EXERCISE DETAILS
Each line containing the word "this" must be collected.

INFORMATION SUPPLIED

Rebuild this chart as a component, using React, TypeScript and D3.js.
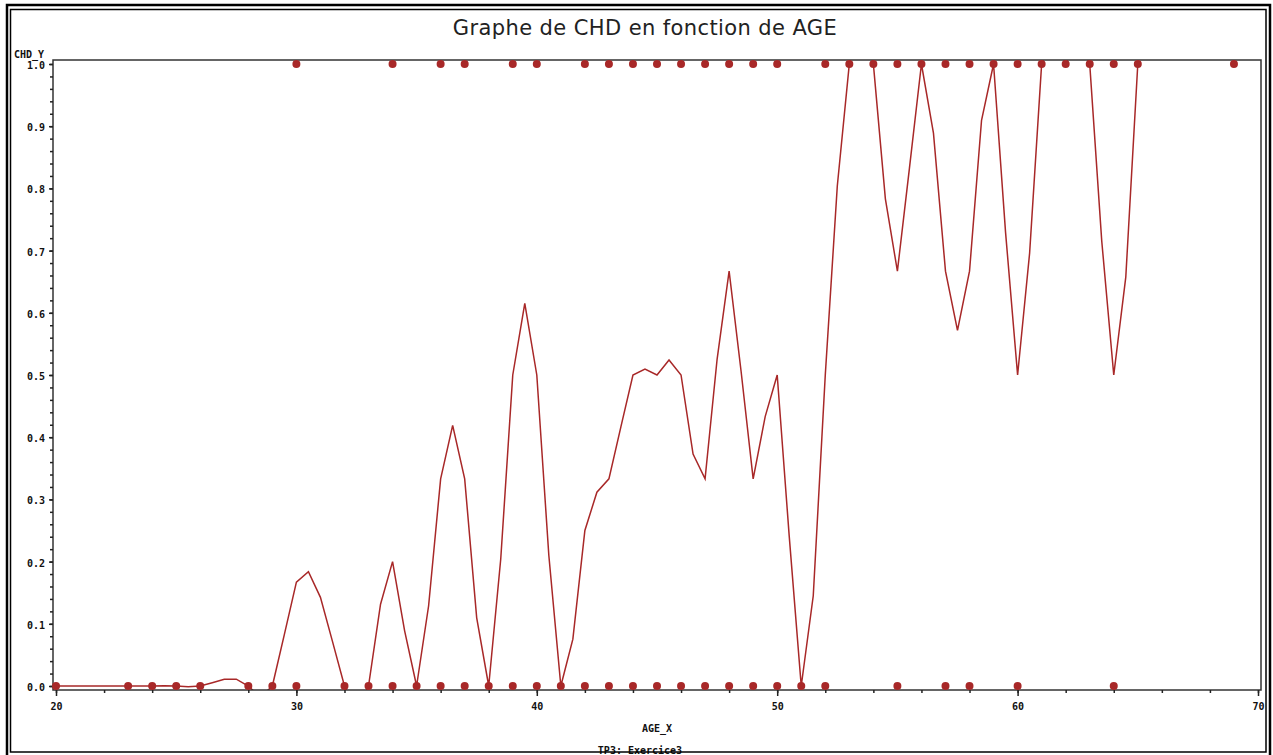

==

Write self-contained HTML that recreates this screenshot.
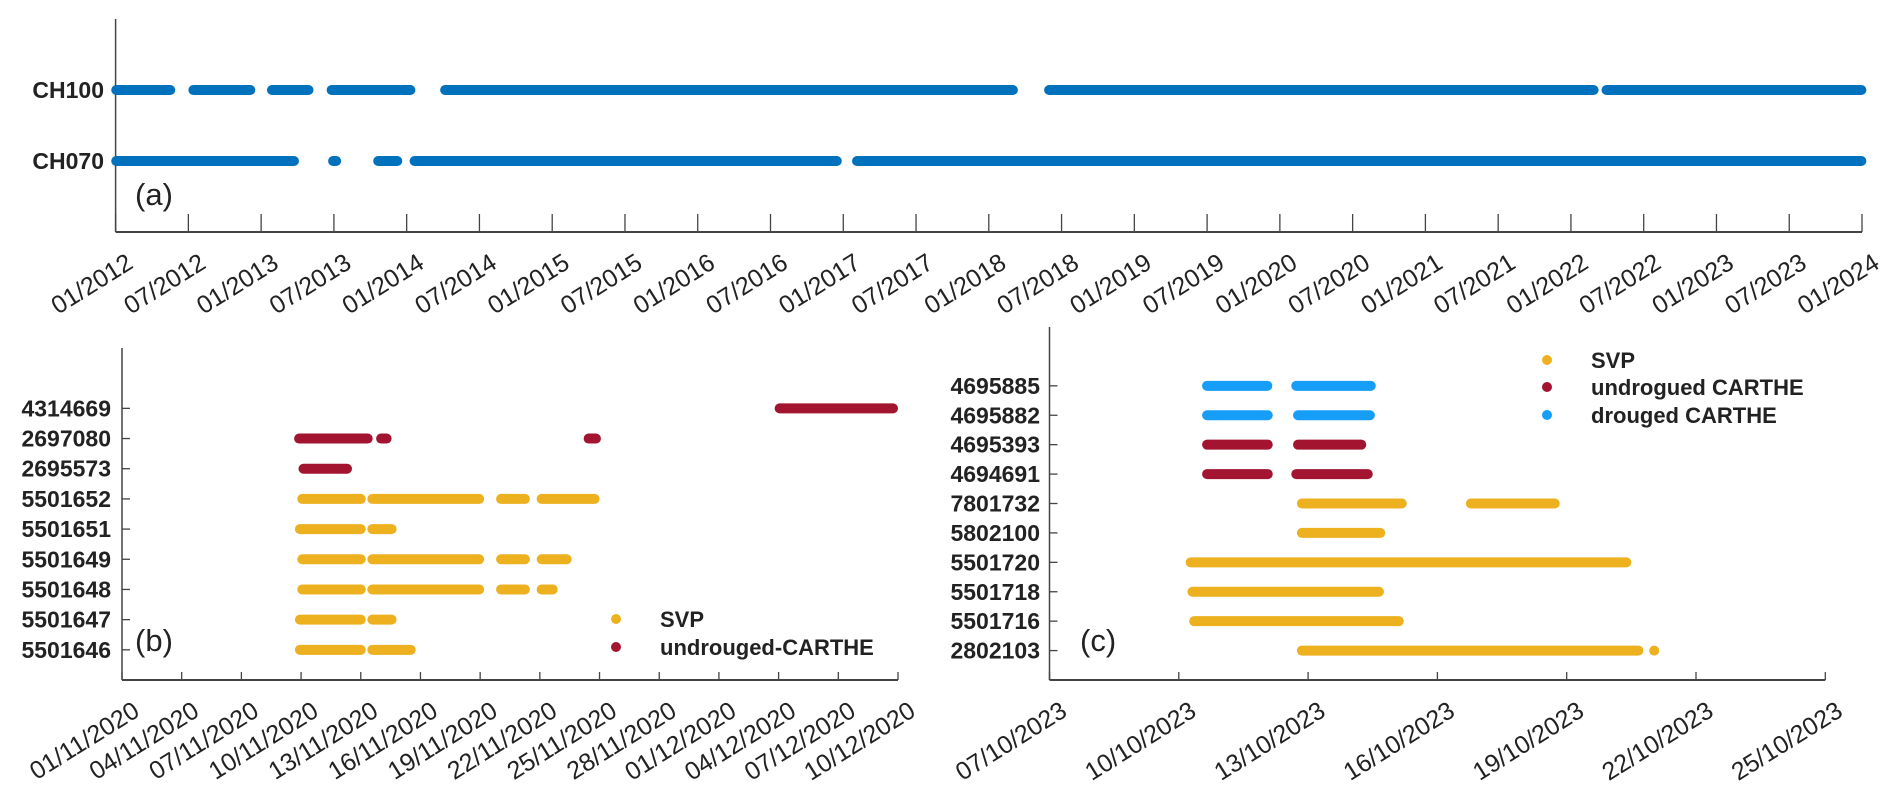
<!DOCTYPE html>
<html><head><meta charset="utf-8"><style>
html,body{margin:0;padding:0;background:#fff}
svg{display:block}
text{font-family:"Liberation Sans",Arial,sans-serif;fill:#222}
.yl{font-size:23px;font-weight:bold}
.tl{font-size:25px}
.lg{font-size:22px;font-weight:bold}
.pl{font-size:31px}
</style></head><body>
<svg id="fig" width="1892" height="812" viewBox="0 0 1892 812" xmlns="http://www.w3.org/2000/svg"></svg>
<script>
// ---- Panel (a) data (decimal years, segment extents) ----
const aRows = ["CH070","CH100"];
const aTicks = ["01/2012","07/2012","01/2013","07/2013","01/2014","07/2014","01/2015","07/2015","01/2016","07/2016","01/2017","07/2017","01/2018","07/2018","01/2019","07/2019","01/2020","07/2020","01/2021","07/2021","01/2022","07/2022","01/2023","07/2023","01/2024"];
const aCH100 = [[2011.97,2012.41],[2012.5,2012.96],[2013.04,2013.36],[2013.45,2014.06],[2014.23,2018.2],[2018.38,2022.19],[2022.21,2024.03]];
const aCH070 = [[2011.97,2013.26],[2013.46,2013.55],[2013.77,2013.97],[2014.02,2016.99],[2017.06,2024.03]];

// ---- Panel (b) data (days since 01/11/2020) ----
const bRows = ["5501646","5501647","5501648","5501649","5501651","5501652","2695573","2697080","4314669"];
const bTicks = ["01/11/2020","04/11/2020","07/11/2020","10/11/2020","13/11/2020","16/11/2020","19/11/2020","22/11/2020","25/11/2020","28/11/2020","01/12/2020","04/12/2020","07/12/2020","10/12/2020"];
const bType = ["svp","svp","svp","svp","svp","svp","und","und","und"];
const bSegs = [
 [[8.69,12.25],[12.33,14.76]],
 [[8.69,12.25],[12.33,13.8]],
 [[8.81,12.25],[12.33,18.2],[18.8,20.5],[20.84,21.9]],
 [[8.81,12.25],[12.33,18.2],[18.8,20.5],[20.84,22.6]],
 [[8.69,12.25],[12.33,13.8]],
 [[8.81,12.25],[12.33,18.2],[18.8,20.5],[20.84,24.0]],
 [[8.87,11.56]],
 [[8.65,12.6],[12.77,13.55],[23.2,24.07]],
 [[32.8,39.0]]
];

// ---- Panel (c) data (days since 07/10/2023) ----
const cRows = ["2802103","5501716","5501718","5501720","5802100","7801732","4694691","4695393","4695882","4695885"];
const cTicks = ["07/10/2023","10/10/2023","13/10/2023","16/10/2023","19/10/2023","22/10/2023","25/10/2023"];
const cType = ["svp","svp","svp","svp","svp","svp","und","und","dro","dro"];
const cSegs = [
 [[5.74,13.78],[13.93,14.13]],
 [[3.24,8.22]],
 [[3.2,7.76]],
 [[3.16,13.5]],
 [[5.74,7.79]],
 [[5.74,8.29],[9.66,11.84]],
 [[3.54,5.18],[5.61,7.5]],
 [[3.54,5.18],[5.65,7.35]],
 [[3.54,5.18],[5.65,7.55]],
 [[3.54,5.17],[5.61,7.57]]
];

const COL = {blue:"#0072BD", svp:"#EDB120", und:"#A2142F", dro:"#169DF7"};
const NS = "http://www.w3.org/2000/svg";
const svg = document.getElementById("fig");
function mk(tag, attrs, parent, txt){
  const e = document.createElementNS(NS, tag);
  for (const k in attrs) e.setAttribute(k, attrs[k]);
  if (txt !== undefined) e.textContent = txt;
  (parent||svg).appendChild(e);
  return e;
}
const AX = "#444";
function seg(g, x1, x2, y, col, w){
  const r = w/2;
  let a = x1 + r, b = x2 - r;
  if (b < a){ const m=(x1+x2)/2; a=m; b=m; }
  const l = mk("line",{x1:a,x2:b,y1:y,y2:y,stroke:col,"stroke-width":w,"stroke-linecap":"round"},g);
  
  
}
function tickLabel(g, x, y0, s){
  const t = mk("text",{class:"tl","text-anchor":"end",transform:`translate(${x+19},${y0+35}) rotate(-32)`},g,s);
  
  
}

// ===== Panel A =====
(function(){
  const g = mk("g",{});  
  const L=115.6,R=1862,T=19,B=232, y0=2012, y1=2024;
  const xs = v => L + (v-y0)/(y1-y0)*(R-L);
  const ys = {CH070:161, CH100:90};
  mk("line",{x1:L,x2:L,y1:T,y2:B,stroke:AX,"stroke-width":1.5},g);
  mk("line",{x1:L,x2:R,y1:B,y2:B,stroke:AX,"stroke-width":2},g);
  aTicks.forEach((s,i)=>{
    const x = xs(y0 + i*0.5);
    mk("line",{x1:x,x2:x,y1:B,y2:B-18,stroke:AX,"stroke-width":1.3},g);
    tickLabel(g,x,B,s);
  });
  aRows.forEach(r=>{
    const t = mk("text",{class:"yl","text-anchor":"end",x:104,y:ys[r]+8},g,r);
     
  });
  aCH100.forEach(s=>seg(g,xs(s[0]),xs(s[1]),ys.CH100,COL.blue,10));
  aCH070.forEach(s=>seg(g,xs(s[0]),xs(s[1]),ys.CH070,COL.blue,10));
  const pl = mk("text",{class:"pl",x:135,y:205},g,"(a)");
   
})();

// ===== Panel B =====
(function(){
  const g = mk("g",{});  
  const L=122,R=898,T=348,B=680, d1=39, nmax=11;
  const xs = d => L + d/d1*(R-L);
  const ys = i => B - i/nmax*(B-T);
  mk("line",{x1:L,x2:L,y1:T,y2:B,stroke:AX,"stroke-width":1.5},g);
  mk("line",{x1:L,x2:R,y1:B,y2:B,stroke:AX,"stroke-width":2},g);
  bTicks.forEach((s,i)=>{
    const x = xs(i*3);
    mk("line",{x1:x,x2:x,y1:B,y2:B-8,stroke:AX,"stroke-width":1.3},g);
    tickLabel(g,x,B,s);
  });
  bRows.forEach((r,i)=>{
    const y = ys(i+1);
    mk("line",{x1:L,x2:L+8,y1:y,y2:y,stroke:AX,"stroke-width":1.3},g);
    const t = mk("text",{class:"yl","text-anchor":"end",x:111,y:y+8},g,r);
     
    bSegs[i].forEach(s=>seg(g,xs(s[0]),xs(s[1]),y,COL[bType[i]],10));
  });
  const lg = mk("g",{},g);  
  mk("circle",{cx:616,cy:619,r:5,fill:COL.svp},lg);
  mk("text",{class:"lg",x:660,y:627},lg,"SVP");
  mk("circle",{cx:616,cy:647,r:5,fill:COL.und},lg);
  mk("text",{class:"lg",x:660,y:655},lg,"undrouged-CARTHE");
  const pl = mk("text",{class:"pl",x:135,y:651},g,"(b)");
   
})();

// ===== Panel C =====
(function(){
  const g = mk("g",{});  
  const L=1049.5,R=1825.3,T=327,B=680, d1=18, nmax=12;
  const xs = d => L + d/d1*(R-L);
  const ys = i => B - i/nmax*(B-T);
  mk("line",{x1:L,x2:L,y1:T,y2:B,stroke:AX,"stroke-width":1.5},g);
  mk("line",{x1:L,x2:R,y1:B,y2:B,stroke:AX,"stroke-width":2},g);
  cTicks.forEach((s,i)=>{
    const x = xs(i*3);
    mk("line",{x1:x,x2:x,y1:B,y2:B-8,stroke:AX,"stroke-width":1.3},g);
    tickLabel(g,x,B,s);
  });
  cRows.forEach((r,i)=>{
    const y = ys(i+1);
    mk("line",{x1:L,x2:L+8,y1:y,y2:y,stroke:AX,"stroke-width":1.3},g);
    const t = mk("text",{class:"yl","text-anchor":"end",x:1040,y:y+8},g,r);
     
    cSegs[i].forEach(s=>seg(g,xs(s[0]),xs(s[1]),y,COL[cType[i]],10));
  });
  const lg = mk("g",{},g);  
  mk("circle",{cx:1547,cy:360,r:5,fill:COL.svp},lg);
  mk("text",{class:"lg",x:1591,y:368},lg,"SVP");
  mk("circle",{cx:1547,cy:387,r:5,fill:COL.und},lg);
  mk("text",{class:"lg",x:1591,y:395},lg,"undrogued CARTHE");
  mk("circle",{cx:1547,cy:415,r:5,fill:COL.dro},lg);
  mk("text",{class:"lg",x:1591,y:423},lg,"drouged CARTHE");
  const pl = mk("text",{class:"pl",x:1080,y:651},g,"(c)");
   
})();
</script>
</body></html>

COMPLETED TASK
Rebuild this chart as a component, using React, TypeScript and D3.js.
Write self-contained HTML that recreates this screenshot.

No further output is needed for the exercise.